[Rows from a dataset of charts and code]
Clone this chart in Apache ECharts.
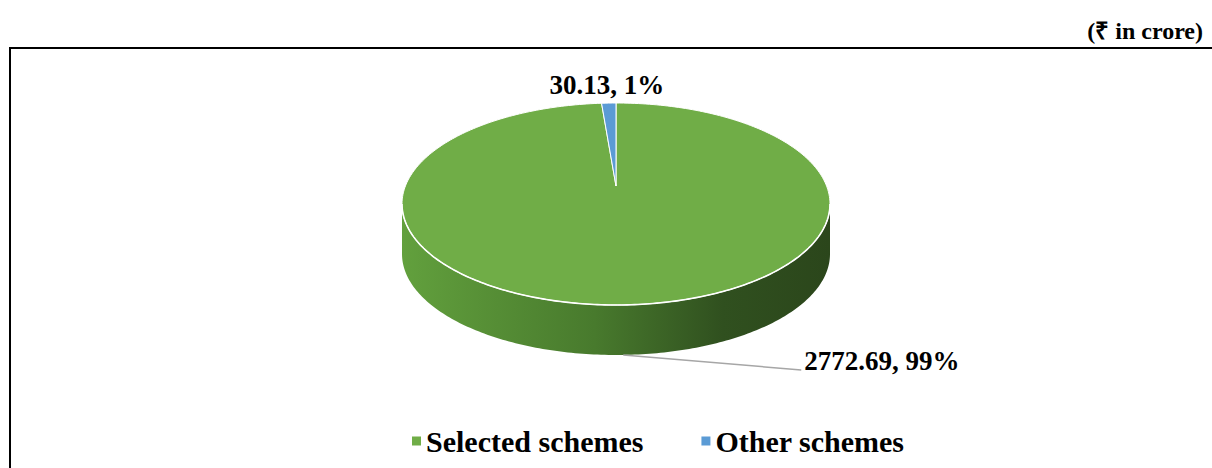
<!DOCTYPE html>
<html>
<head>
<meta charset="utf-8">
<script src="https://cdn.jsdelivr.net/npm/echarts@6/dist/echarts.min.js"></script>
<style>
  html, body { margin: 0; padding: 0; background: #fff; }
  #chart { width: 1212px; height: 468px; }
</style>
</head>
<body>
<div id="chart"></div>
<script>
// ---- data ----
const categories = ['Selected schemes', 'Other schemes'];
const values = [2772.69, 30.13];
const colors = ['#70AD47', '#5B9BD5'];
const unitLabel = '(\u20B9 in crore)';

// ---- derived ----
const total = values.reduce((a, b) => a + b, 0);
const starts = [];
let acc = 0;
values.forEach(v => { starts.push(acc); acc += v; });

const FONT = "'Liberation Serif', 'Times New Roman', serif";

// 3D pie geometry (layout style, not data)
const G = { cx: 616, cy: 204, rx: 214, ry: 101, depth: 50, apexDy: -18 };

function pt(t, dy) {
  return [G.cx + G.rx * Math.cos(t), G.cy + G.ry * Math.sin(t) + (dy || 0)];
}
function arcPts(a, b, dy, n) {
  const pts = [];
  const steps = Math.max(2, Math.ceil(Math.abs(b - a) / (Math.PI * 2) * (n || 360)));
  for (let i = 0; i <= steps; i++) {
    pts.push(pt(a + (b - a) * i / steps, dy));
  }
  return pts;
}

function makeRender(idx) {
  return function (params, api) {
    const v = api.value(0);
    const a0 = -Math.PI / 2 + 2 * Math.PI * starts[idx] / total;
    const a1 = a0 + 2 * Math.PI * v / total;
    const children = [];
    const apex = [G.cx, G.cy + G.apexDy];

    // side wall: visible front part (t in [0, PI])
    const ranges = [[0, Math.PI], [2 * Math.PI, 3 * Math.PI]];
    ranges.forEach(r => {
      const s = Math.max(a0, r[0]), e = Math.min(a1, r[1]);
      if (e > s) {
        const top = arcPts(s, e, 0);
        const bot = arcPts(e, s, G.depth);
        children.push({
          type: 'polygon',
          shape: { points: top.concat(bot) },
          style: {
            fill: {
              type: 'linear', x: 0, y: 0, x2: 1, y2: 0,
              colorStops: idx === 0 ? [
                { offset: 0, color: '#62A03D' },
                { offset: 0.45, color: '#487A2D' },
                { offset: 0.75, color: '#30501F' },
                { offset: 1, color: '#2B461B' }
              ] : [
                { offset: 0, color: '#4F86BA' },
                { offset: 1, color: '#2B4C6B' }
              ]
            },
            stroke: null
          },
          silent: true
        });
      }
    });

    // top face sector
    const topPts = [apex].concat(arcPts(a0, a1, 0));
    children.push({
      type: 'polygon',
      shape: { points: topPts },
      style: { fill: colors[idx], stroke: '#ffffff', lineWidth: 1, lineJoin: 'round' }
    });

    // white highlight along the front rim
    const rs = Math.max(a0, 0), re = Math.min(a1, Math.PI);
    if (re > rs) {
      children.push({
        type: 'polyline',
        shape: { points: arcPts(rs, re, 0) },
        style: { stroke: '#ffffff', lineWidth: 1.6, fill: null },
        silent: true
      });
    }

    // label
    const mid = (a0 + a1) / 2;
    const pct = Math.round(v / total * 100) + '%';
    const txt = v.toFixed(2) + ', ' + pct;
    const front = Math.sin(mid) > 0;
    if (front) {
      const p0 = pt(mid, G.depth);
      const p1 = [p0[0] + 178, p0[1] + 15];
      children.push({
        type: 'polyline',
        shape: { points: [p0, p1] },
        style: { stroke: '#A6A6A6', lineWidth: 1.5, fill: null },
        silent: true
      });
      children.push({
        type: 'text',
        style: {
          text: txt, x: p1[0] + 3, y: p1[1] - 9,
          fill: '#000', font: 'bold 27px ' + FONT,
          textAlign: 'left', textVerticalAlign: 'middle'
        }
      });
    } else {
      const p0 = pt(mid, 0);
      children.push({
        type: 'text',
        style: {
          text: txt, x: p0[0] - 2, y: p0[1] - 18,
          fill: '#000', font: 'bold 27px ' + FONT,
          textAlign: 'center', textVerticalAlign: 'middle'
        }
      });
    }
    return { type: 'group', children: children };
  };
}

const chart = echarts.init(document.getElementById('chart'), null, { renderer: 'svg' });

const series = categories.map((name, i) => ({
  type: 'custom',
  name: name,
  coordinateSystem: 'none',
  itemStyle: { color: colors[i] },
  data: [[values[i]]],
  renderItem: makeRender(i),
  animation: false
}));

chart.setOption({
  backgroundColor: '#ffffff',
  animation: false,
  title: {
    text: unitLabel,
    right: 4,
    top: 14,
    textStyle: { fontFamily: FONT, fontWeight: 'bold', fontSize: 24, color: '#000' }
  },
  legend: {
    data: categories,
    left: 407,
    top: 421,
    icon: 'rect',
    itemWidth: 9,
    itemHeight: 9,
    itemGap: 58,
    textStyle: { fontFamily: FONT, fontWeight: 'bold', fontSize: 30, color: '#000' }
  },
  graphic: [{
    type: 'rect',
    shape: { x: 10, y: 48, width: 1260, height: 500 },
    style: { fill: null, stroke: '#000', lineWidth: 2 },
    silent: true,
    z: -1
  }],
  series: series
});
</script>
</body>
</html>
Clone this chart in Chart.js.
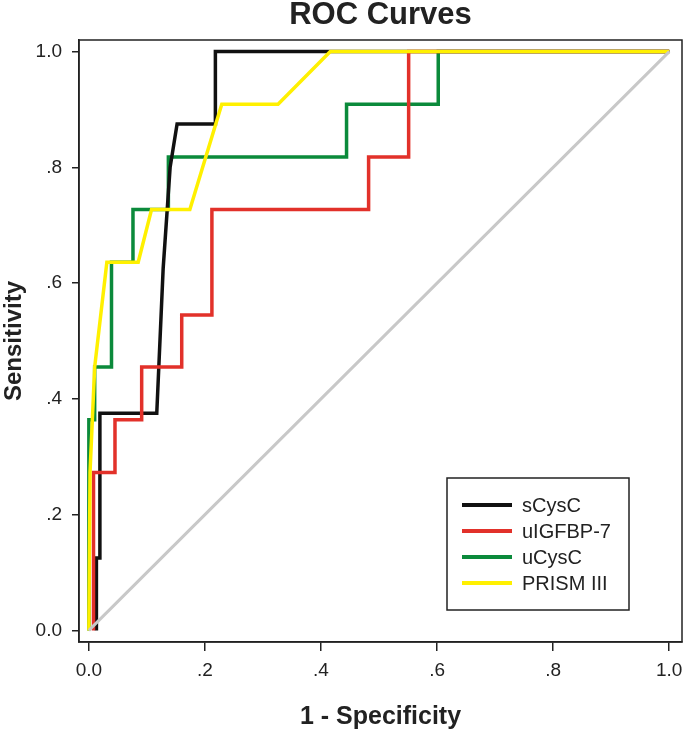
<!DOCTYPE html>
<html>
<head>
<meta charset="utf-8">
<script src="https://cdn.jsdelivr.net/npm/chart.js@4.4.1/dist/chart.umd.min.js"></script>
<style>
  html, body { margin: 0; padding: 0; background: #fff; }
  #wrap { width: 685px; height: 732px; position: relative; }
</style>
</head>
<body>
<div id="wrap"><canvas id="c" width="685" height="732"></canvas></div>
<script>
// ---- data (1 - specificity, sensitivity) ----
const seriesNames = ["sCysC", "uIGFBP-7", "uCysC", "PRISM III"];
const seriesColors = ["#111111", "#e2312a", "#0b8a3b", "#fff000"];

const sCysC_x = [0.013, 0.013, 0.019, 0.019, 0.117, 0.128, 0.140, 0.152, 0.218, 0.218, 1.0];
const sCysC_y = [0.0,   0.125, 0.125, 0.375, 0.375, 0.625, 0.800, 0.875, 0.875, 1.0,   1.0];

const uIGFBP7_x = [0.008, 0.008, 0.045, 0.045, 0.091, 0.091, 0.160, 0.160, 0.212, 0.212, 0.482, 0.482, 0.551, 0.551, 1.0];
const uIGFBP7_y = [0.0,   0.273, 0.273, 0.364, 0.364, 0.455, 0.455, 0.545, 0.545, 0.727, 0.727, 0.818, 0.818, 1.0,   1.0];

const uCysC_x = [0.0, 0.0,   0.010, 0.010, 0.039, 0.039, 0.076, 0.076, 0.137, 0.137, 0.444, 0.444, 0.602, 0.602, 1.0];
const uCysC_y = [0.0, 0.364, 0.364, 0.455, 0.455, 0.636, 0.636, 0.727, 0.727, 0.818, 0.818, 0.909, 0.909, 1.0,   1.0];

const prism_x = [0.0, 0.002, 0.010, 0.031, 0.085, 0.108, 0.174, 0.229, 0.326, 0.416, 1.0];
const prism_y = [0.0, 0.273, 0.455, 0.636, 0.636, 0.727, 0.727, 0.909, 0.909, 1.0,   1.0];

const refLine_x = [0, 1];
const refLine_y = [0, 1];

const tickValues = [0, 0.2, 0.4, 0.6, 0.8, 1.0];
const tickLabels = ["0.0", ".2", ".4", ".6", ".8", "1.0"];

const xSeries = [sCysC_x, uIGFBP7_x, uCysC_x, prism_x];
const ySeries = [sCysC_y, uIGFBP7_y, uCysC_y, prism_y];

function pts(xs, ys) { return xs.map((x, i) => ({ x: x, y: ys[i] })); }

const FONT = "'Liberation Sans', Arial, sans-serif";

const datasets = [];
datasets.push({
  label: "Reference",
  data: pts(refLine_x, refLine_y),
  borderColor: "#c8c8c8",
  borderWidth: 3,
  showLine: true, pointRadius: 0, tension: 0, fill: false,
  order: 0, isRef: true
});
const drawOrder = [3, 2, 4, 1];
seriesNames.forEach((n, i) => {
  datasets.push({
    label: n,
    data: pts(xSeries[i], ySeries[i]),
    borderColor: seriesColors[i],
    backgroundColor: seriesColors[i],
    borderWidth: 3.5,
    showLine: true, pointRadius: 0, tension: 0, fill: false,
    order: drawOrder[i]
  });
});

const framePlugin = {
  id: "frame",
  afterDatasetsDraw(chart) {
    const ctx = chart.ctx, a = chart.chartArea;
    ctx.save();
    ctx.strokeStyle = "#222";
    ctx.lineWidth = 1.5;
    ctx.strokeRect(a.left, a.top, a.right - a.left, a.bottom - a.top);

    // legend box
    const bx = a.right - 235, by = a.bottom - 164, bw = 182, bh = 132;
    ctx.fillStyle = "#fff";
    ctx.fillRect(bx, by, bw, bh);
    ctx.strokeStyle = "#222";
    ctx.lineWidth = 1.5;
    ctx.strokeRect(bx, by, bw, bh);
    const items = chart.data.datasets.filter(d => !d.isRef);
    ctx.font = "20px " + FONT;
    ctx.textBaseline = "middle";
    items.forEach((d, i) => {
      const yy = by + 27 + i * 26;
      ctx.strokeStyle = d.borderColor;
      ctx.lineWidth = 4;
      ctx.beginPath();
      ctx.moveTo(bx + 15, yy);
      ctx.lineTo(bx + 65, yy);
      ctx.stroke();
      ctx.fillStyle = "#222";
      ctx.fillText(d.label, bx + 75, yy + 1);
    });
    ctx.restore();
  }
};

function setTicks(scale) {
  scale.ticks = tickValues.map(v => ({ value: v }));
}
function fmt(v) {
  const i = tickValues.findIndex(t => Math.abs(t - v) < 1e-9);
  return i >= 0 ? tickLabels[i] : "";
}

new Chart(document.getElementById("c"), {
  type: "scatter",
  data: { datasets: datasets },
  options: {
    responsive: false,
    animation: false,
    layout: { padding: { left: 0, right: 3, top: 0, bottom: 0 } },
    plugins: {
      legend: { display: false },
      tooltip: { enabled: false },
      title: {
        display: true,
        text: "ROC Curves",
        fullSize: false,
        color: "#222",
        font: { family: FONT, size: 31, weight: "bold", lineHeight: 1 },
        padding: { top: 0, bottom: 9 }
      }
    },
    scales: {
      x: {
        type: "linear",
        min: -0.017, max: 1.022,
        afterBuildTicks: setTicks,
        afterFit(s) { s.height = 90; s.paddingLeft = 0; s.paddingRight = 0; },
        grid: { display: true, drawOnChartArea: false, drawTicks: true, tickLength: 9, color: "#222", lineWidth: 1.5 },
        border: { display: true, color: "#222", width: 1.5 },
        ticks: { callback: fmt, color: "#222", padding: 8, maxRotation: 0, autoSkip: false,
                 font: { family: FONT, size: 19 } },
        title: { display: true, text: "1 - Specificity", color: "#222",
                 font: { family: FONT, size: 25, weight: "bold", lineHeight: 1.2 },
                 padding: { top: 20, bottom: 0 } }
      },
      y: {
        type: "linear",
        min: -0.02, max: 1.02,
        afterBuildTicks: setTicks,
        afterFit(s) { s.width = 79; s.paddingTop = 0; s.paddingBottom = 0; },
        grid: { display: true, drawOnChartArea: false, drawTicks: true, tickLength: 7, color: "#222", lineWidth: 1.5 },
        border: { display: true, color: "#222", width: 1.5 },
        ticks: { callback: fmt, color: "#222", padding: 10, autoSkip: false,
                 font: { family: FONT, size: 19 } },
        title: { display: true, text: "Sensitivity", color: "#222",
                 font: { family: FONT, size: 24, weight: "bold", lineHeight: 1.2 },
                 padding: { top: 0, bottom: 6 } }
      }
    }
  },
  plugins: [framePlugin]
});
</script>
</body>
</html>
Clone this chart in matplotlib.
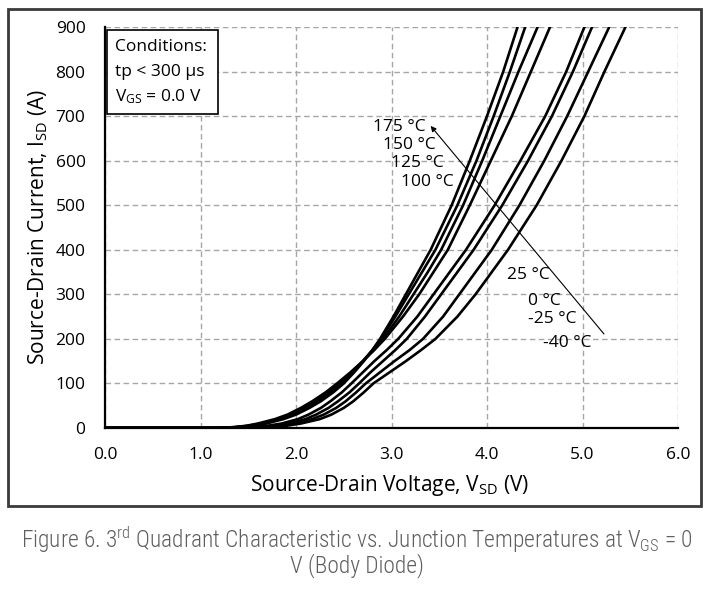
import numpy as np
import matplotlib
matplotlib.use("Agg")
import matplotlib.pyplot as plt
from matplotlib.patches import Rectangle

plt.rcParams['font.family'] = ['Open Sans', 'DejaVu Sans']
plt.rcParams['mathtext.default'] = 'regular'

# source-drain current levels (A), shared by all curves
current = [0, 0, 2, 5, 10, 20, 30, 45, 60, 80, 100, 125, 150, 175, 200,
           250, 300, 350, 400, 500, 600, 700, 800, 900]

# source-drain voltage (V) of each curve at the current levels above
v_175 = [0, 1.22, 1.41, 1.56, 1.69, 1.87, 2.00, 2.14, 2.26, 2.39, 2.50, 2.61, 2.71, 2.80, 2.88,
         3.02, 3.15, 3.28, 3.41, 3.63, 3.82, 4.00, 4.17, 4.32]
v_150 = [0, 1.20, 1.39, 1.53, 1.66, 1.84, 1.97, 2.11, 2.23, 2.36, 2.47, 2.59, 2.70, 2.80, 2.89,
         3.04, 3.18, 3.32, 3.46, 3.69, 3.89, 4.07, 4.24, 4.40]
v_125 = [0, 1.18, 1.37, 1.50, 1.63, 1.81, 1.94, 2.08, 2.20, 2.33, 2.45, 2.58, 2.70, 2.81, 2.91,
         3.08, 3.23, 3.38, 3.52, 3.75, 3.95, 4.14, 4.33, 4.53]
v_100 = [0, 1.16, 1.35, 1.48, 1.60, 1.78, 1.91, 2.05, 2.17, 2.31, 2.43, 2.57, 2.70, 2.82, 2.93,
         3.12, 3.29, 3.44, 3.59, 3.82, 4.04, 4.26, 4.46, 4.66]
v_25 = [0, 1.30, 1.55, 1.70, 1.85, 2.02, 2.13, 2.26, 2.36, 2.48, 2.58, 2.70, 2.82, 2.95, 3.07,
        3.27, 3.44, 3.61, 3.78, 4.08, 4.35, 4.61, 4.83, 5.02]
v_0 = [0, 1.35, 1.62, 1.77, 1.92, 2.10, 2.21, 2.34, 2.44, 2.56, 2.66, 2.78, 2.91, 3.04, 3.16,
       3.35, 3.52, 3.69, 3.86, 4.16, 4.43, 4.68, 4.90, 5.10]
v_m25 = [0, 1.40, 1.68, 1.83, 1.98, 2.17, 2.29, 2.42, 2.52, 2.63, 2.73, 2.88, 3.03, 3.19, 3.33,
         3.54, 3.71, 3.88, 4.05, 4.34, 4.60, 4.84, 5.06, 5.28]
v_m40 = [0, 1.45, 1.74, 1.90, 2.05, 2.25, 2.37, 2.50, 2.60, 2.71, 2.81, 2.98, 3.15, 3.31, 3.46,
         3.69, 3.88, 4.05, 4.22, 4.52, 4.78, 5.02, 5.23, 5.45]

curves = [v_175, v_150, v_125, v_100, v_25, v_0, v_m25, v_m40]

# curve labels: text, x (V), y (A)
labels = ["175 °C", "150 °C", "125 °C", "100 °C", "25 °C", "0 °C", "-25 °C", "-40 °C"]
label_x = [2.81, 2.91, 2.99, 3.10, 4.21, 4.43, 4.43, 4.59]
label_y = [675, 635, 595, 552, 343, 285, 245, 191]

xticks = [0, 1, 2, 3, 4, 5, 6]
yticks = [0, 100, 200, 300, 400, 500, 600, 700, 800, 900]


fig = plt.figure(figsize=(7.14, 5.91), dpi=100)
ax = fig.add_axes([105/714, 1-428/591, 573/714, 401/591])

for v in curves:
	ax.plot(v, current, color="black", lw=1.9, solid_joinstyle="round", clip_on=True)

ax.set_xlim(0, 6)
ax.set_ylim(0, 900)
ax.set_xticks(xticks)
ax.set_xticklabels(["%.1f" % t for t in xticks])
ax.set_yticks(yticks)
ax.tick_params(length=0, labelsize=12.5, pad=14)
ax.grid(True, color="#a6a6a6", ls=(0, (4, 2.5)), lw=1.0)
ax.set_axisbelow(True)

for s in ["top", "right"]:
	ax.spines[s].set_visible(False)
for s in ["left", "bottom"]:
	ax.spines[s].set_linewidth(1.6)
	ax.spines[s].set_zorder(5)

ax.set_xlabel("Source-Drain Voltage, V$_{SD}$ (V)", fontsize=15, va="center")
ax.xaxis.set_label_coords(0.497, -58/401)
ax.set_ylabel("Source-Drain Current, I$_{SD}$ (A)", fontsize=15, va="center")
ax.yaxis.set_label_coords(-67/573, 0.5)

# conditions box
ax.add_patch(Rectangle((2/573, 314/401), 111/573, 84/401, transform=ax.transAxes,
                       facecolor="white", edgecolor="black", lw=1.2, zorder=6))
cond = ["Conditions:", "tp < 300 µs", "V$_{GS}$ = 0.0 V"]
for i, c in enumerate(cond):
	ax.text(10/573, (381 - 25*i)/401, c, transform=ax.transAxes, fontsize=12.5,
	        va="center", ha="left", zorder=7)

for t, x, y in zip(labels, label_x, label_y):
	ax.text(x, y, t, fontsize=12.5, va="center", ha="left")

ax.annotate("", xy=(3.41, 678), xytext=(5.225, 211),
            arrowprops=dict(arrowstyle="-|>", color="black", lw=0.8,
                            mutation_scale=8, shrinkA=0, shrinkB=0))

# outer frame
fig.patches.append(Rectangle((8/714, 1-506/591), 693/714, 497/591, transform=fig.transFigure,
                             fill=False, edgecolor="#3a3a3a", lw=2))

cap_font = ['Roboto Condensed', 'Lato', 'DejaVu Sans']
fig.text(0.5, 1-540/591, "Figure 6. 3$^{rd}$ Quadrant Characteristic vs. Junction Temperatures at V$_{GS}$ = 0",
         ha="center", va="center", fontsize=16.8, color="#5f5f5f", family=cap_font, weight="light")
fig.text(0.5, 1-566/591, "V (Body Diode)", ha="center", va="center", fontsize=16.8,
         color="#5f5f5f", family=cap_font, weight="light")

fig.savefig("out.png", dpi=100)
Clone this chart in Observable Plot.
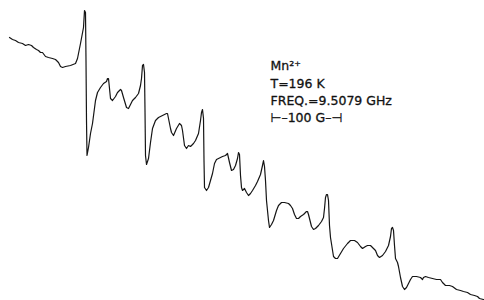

--- Exercise details ---
Copy only the part of the records that runs from the first line to the line with "50, apexDy: -18", ends included, leaving pictures out.

--- Full answer ---
Clone this chart in Apache ECharts.
<!DOCTYPE html>
<html>
<head>
<meta charset="utf-8">
<script src="https://cdn.jsdelivr.net/npm/echarts@6/dist/echarts.min.js"></script>
<style>
  html, body { margin: 0; padding: 0; background: #fff; }
  #chart { width: 1212px; height: 468px; }
</style>
</head>
<body>
<div id="chart"></div>
<script>
// ---- data ----
const categories = ['Selected schemes', 'Other schemes'];
const values = [2772.69, 30.13];
const colors = ['#70AD47', '#5B9BD5'];
const unitLabel = '(\u20B9 in crore)';

// ---- derived ----
const total = values.reduce((a, b) => a + b, 0);
const starts = [];
let acc = 0;
values.forEach(v => { starts.push(acc); acc += v; });

const FONT = "'Liberation Serif', 'Times New Roman', serif";

// 3D pie geometry (layout style, not data)
const G = { cx: 616, cy: 204, rx: 214, ry: 101, depth: 50, apexDy: -18 };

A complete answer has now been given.